STORED DATA:
>>>>>

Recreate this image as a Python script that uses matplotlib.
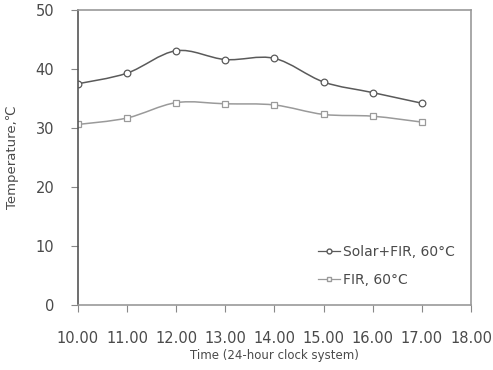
import matplotlib
matplotlib.use("Agg")
import matplotlib.pyplot as plt
import numpy as np
from matplotlib.path import Path
from matplotlib.patches import PathPatch

# data
hours = [10, 11, 12, 13, 14, 15, 16, 17]
solar_fir = [37.5, 39.3, 43.1, 41.6, 41.8, 37.8, 36.0, 34.2]
fir = [30.6, 31.7, 34.3, 34.1, 33.9, 32.3, 32.0, 31.0]
xtick_labels = ["10.00", "11.00", "12.00", "13.00", "14.00", "15.00", "16.00", "17.00", "18.00"]

plt.rcParams['font.family'] = ['DejaVu Sans']
txt = "#4a4a4a"


# smooth curve through the points (Catmull-Rom -> cubic bezier), like Excel smoothed lines
def smooth_path(x, y, t=1/6):
    x = np.asarray(x, float)
    y = np.asarray(y, float)
    verts = [(x[0], y[0])]
    codes = [Path.MOVETO]
    n = len(x)
    for i in range(n - 1):
        x0, y0 = (x[i - 1], y[i - 1]) if i > 0 else (x[i], y[i])
        x3, y3 = (x[i + 2], y[i + 2]) if i + 2 < n else (x[i + 1], y[i + 1])
        c1 = (x[i] + (x[i + 1] - x0) * t, y[i] + (y[i + 1] - y0) * t)
        c2 = (x[i + 1] - (x3 - x[i]) * t, y[i + 1] - (y3 - y[i]) * t)
        verts += [c1, c2, (x[i + 1], y[i + 1])]
        codes += [Path.CURVE4] * 3
    return Path(verts, codes)


fig = plt.figure(figsize=(4.93, 3.70), dpi=100)
ax = fig.add_axes([78 / 493, 1 - 305 / 370, (471 - 78) / 493, (305 - 10) / 370])

c1 = "#5a5a5a"
c2 = "#9a9a9a"
ax.add_patch(PathPatch(smooth_path(hours, solar_fir), fill=False, edgecolor=c1, lw=1.1))
ax.add_patch(PathPatch(smooth_path(hours, fir), fill=False, edgecolor=c2, lw=1.1))
ax.plot(hours, solar_fir, ls="none", marker="o", ms=4.8, mfc="white", mec=c1, mew=0.9)
ax.plot(hours, fir, ls="none", marker="s", ms=4.8, mfc="white", mec=c2, mew=0.9)

# legend handles
ax.plot([], [], color=c1, marker="o", ms=3.5, mfc="white", mec=c1, lw=0.9, label="Solar+FIR, 60°C")
ax.plot([], [], color=c2, marker="s", ms=3.5, mfc="white", mec=c2, lw=0.9, label="FIR, 60°C")
handles, labels = ax.get_legend_handles_labels()
leg = ax.legend(handles[-2:], labels[-2:], loc="lower right", frameon=False, fontsize=10,
                handlelength=1.6, handletextpad=0.2, labelspacing=1.0,
                bbox_to_anchor=(0.99, 0.02), labelcolor=txt)

ax.set_xlim(10, 18)
ax.set_ylim(0, 50)
ax.set_xticks(range(10, 19))
ax.set_xticklabels(xtick_labels)
ax.set_yticks(range(0, 51, 10))
ax.tick_params(axis="x", direction="out", length=5, pad=14, labelsize=10.5, colors="#888888", labelcolor=txt)
ax.tick_params(axis="y", direction="out", length=5, pad=12, labelsize=10.5, colors="#888888", labelcolor=txt)

ax.spines["left"].set_color("#555555")
ax.spines["left"].set_linewidth(1.2)
for s in ["top", "right", "bottom"]:
    ax.spines[s].set_color("#999999")
    ax.spines[s].set_linewidth(1.2)

ax.set_ylabel("Temperature,℃", fontsize=9.5, color=txt, labelpad=12)
ax.set_xlabel("Time (24-hour clock system)", fontsize=8.5, color=txt, labelpad=2)

plt.savefig("out.png", dpi=100)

<<<<<

EXERCISE DESCRIPTION: What is the number of lines above that contain "matplotlib"? Answer with that number only.

EXERCISE RESPONSE: 6